El miércoles pasado, en la ida de los octavos de final de la Copa del Rey contra Osasuna, Tito Vilanova,
cada vez más recuperado de la dolencia que le llevó al quirófano, volvió al Camp Nou. Esa noche, Cesc Fàbregas le hizo un regalo de esos que al segundo entrenador del Barcelona, operado el 22 de noviembre de la glándula parótida, tanto le gustan: jugó un partidazo, marcó dos goles y dio una asistencia a Messi. Cesc sabe que a Tito le debe mucho: de no ser por su empeño, de no reivindicar su valía como lo hizo ante Pep Guardiola, es probable que nunca hubiera regresado a casa y siguiera jugando contra el Tottenham el día de Navidad en vez de hacer cagar al Tió, como marca la tradición catalana, con sus primos Marc y Berta a la espera de pisar por vez primera el campo de Cornellà-El Prat para volver a enfrentarse al Espanyol.
De hecho, fue Vilanova quien convenció a Guardiola de la trascendencia que supondría en la mejora del equipo recuperar al volante, seguro como estaba de que ya no era el Cesc al que conoció de niño, el que compartía sueños y vestuario con Piqué y Messi en las divisiones inferiores del club, sino Fàbregas, el capitán del Arsenal, una dimensión insospechada del futbolista. "Lo conocíamos mucho; Tito, el que más", dijo ayer Guardiola, que en la primera reunión que mantuvo con Joan Laporta, entonces presidente, tras ser nombrado técnico del primer equipo, ya puso el nombre de Cesc sobre la mesa.
"Vilanova le tuvo a sus órdenes cuando tenía 13 o 14 años y siempre nos habló muy bien de él, especialmente porque a esa edad ya se sabe si eres competitivo". Tito explicó a Guardiola que "Cesc era ambicioso, resistente, con muy buena visión del juego en corto y en largo", según cuenta el entrenador azulgrana, que, al tiempo, advierte de que el primer equipo del Barça es otra cosa: la exigencia es enorme y nunca se sabe. "No está claro que funciones, pero, cuando tienes el deseo y la predisposición, como tiene Cesc, es más fácil. Estamos en la fase de acabar de conocernos, de que vaya entendiéndolo todo, especialmente con la defensa de cuatro, con la que debe jugar un poco más adelantado", comenta Guardiola, que ayer le retó: "Los deportistas tenemos que ponernos a prueba continuamente.
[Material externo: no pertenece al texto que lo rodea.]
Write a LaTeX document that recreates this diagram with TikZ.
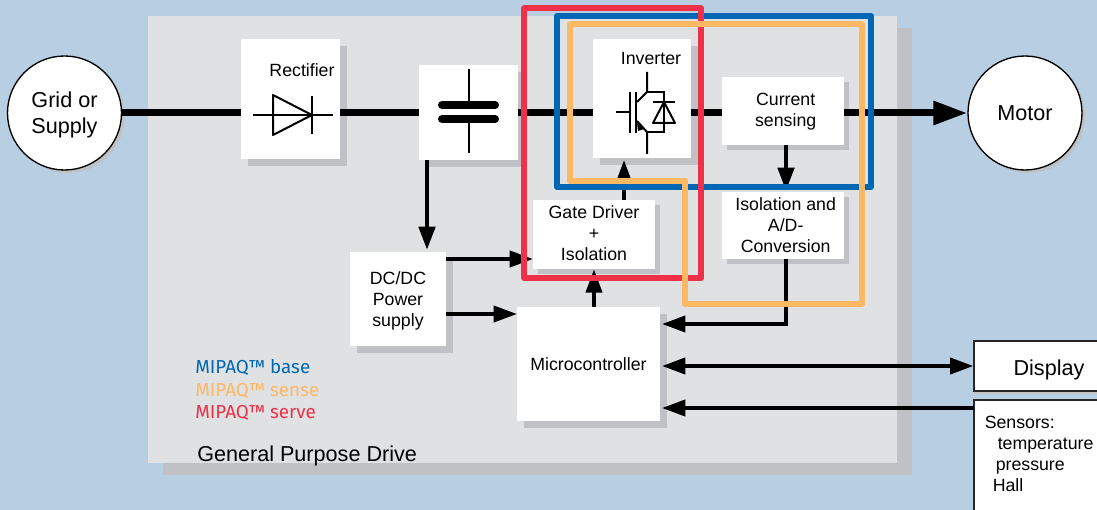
\documentclass[tikz,border=0pt]{standalone}
\usepackage{fontspec}
\setmainfont{Liberation Sans}
\newfontfamily\fira{Fira Sans}
\usetikzlibrary{arrows.meta,shadows}
\definecolor{bgblue}{HTML}{B8CEE3}
\definecolor{panelgray}{HTML}{E0E1E3}
\definecolor{shadegray}{HTML}{C0C1C5}
\definecolor{mipaqblue}{HTML}{0067B5}
\definecolor{mipaqorange}{HTML}{FDB863}
\definecolor{mipaqred}{HTML}{EE3148}
\tikzset{
  wh/.style 2 args={minimum width=#1*0.75pt,minimum height=#2*0.75pt},
  shade/.style={drop shadow={shadow xshift=#1*0.75pt,shadow yshift=-#1*0.75pt,fill=shadegray,opacity=1}},
  block/.style={fill=white,inner sep=0,align=center,font=\fontsize{13.3}{15.75}\selectfont},
  big/.style={circle,draw,fill=white,line width=1pt,inner sep=0,minimum size=85.5pt,align=center,
    shade=3,font=\fontsize{16.2}{19.5}\selectfont},
  outer/.style={draw=black!85,fill=white,line width=1pt,inner sep=0,align=center,font=\fontsize{16.2}{19.5}\selectfont},
  txt/.style={inner sep=0,text height=10pt,text depth=3pt,font=\fontsize{13.3}{15.75}\selectfont},
  mipaq/.style={inner sep=0,anchor=west,text height=10pt,text depth=3pt,font=\fira\fontsize{14.1}{15}\selectfont},
  wire/.style={line width=3pt},
  fat/.style={line width=5.25pt},
  head/.style={-{Triangle[length=17.5pt,width=12pt]}},
  sym/.style={line width=1.5pt},
  frame/.style={line width=4.5pt,line join=round}
}
\begin{document}
\begin{tikzpicture}[x=0.75pt,y=-0.75pt]
\useasboundingbox (0,0) rectangle (1097,510);
\clip (0,0) rectangle (1097,510);
\fill[bgblue] (0,0) rectangle (1097,510);

\node[fill=panelgray,inner sep=0,wh={749}{447},drop shadow={shadow xshift=11.5pt,shadow yshift=-9pt,fill=shadegray,opacity=1}] (drive) at (522.5,239.5) {};
\node[inner sep=0,anchor=west,font=\fontsize{16.2}{19.5}\selectfont] (drivetext) at (197,456) {General Purpose Drive};

\node[big,text depth=0pt] (grid) at (64.5,113) {Grid or\\Supply};
\node[big] (motor) at (1025,113) {Motor};
\node[block,wh={99}{120},shade=7] (rectifier) at (290.5,99) {};
\node[block,wh={99}{95},shade=7] (cap) at (468.5,112.5) {};
\node[block,wh={98}{119},shade=7] (inverter) at (642,98.5) {};
\node[block,wh={122}{68},shade=5,text depth=1.5pt] (current) at (783,111) {\hspace*{4pt}Current\\\hspace*{4pt}sensing};
\node[block,wh={122}{67},shade=5] (iso) at (783,225.5) {\hspace*{4pt}Isolation and\\\hspace*{4pt}A/D-\\\hspace*{4pt}Conversion};
\node[block,wh={122}{69},shade=5,text depth=2pt] (gate) at (594,234.5) {Gate Driver\\+\hspace*{6pt}\\Isolation};
\node[block,wh={96}{94},shade=7,text depth=0pt] (dc) at (398,299) {DC/DC\\Power\\supply};
\node[block,wh={143}{114},shade=7] (micro) at (588.5,364) {Microcontroller};
\node[outer,wh={150}{50},text height=14.2pt,text depth=0pt,drop shadow={shadow xshift=0pt,shadow yshift=-2pt,fill=shadegray,opacity=1}] (display) at (1049,366) {Display};
\node[outer,wh={180}{160}] (sensors) at (1064,480) {};

\node[txt] (rectifiertext) at (302,71.5) {Rectifier};
\node[txt] (invertertext) at (651,59.5) {Inverter};
\node[txt,anchor=west] (s1) at (984.5,424) {Sensors:};
\node[txt,anchor=west] (s2) at (997.5,445) {temperature};
\node[txt,anchor=west] (s3) at (995.5,466) {pressure};
\node[txt,anchor=west] (s4) at (992.5,487) {Hall};
\node[mipaq,text=mipaqblue] (base) at (195,368.5) {MIPAQ™ base};
\node[mipaq,text=mipaqorange] (sense) at (195,391.5) {MIPAQ™ sense};
\node[mipaq,text=mipaqred] (serve) at (195,413.5) {MIPAQ™ serve};

\coordinate (dcin) at (427,250);
\coordinate (gateup) at (624,160);
\coordinate (csdown) at (786,191);
\coordinate (gatein) at (533,259);
\coordinate (microdc) at (517,314);
\coordinate (microin) at (662,324);
\coordinate (sensout) at (974,408);

\draw[fat] (grid.east) -- (grid.east -| rectifier.west);
\draw[fat] (grid.east -| rectifier.east) -- (grid.east -| cap.west);
\draw[fat] (grid.east -| cap.east) -- (grid.east -| inverter.west);
\draw[fat] (grid.east -| inverter.east) -- (grid.east -| current.west);
\draw[fat,-{Triangle[length=25.5pt,width=17pt]}] (grid.east -| current.east) -- (motor.west);

\draw[wire,line width=3.5pt,head] (cap.south -| dcin) -- (dcin);
\draw[wire,line width=3.5pt,head] (current.south -| csdown) -- (csdown);
\draw[wire,head] (gateup |- gate.north) -- (gateup);
\draw[wire,head] (dc.east |- gatein) -- (gatein);
\draw[wire,head] (dc.east |- microdc) -- (microdc);
\draw[wire,head] (micro.north -| gate) -- (gate.south);
\draw[wire,head] (iso.south -| csdown) |- (microin);
\draw[wire,{Triangle[length=17.5pt,width=12pt]}-{Triangle[length=17.5pt,width=12pt]}] (microin |- display.west) -- (display.west);
\draw[wire,head] (sensout) -- (microin |- sensout);

\draw[sym] (253,115) -- (333,115);
\draw[sym,line join=round] (273,95) -- (273,135) -- (312,115) -- cycle;
\draw[sym] (312,96) -- (312,134);

\draw[sym] (468.5,69) -- (468.5,105);
\draw[sym] (468.5,119) -- (468.5,153);
\draw[line width=6pt,line cap=round] (442,105) -- (495,105);
\draw[line width=6pt,line cap=round] (442,119) -- (495,119);

\draw[sym] (616,112) -- (630,112);
\draw[sym] (630,92) -- (630,133);
\draw[sym] (636,92) -- (636,133);
\draw[sym] (647,72) -- (647,92) -- (637,102);
\draw[sym] (647,92) -- (664,92) -- (664,132) -- (647,132);
\draw[sym] (637,121) -- (647,132) -- (647,154);
\fill (644,129) -- (637,123) -- (638,131) -- cycle;
\draw[sym,line join=round] (664,102) -- (653,123) -- (675,123) -- cycle;
\draw[sym] (653,102) -- (675,102);

\draw[frame,mipaqblue] (557,16) rectangle (871,187);
\draw[frame,mipaqred] (524,8.5) rectangle (701,278);
\draw[frame,mipaqorange] (570,24.5) -- (862,24.5) -- (862,303.5) -- (684.5,303.5) -- (684.5,180.5) -- (570,180.5) -- cycle;
\end{tikzpicture}
\end{document}
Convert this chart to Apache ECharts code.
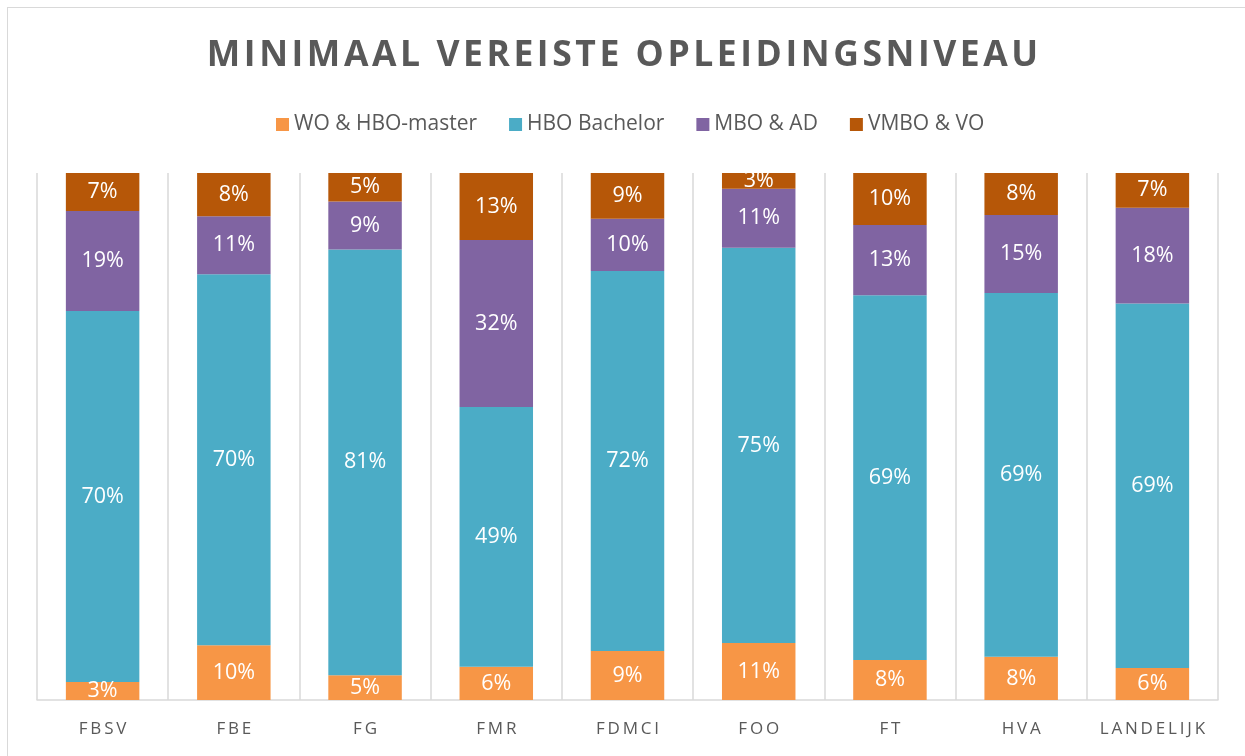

No vale lo que hemos hecho porque, en ese caso, seríamos funcionarios o jubilados. Cada año es más difícil. La prueba es cada vez más dura".
Guardiola no lo dice en público, pero está encantado de lo que Cesc ha dado al equipo. Puede que le siga costando ser disciplinado posicionalmente, pero estira al equipo como ningún otro volante y, aunque reste control al juego, le da verticalidad y una llegada tremenda. Lleva 13 goles, siendo a estas alturas de curso el segundo máximo artillero del equipo, por detrás de Messi. Tiene la portería entre ceja y ceja y mucha puntería. Doce de los 18 remates que ha realizado en la Liga han ido entre los tres palos: ocho fueron gol y uno lo repelió el larguero.
Listo para catar hoy (21.30, Canal +) un derbi por vez primera, la última ocasión en que jugó contra el Espanyol, si mal no recuerda, le metió dos goles. Hoy, convertido en príncipe en el reino de Messi, puede que descubra el sabor de Cornellà-El Prat en un partido que, para él, como canterano, siempre tuvo un sabor especial.
Cesc, en el conjunto ideal del año para L'Équipe, ha recuperado el placer de comer fresas cogidas en su pueblo, con nata y yogur griego caramelizado, el postre que más le gusta, y ya no tiene que calentar sopa congelada para disfrutar del caldo que le preparaba su abuela cuando iba de visita a Londres; ahora le basta con coger el teléfono y avisar: "Yaya, mañana como en su casa". Y, aunque no se haya quitado de encima esa "empanada" que le acompaña y le caracteriza, suele explicar que "la realidad ha superado todos los sueños" cuando le preguntan cómo le va en su regreso a casa. Todo advierte de que le sobran razones para estar contento.